As the Coachella Valley simmers in triple digit heat through the summer, there are plenty of nearby hikes that deliver comfortable warmth and greenery. The Oak Glen Nature Trail at the Oak Glen Preserve is one such escape that’s easy to reach.
Nestled in the San Bernardino Mountains, morning temps at the preserve usually hover in the 70s. The 2189-acre preserve sits close to a mile above sea level and is run by The Wildlands Conservancy.
The trail is a roughly 2-mile loop. A number of small side trails that loop back to the main route allow you to personalize the adventure based on your interests and energy.
To reach the trailhead, from the Coachella Valley take Interstate 10 west toward Cabazon. In Beaumont at Exit 94, turn right/north onto Beaumont Avenue. The street naturally becomes Oak Glen Road as rising into the foothills. Park in the first lot in the preserve’s entrance. Look for the Ranch Entry Gate to the west of the parking lot; that’s the trailhead.
The first portion of the dirt trail includes a couple of short interconnected loops on one side with a Double Red Delicious apple grove on the other.
Next the trail transitions through a small patch of fragrant conifers common to the Golden State. Mountains loom behind the trees. For a few moments, you actually feel like you’re in northern California.
The trail then circles around the Red-Wing Pond, which includes a small dock and next to it tiny frog ponds. One side of that loop passes a duck pond. The setting is quite tranquil, offering a beautiful reflection of blue sky and mountains.
Heading south from the Red-Wing Pond, the trail runs alongside a stream. It grows steep as gaining elevation; if you have trouble hiking steep areas, consider bringing a trekking pole or skipping this section and turning back the way you came.
If you do climb the hill, great views of the preserve below and the San Bernardino Mountains to the north await.
Near the top is another side trail, the Chaparral Loop, that heads through standard Southern California foothill terrain and fauna. It’s an interesting trail, especially as it nicely contrasts with the apple groves and conifers crossed earlier. Be aware that there’s no shade on this side trail.
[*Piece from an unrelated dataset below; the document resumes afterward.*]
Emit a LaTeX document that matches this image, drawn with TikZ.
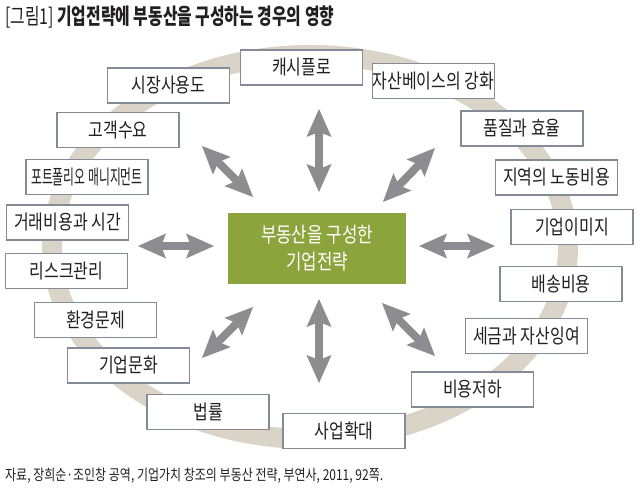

A picnic area with open space for kids to run around on sits off the trail’s southern portion. It’s a great place to enjoy a snack or even an early lunch.
Coming off the hill, the trail heads through a more wooded area and circles back to a knoll thick in oak. From there, parallel the preserve road back to your parking lot.
Along the way, keep an eye out for giant sequoia. Extremely young and so not as tall compared to what you’ll find in northern California, especially at Sequoia, Kings Canyon or Yosemite national parks, they still are immense. They are an unusual sight, to say the least, in Southern California.
Among the many animals you’ll spot on the trail are quails, ducks, various songbirds, and possibly even deer. Coyote and bobcat tracks from their prowling the night before sometimes can be seen in the loose dirt.
After hiking the trail, you can visit the neighboring Riley’s at Los Rios Rancho Apple Farm – which is leased to apple growers by the conservancy – and pick apples, if the season is right. They usually are ripe September through December.
Dogs are allowed on the trail if kept on a leash. Bring your own water. Preserve entry and parking is free.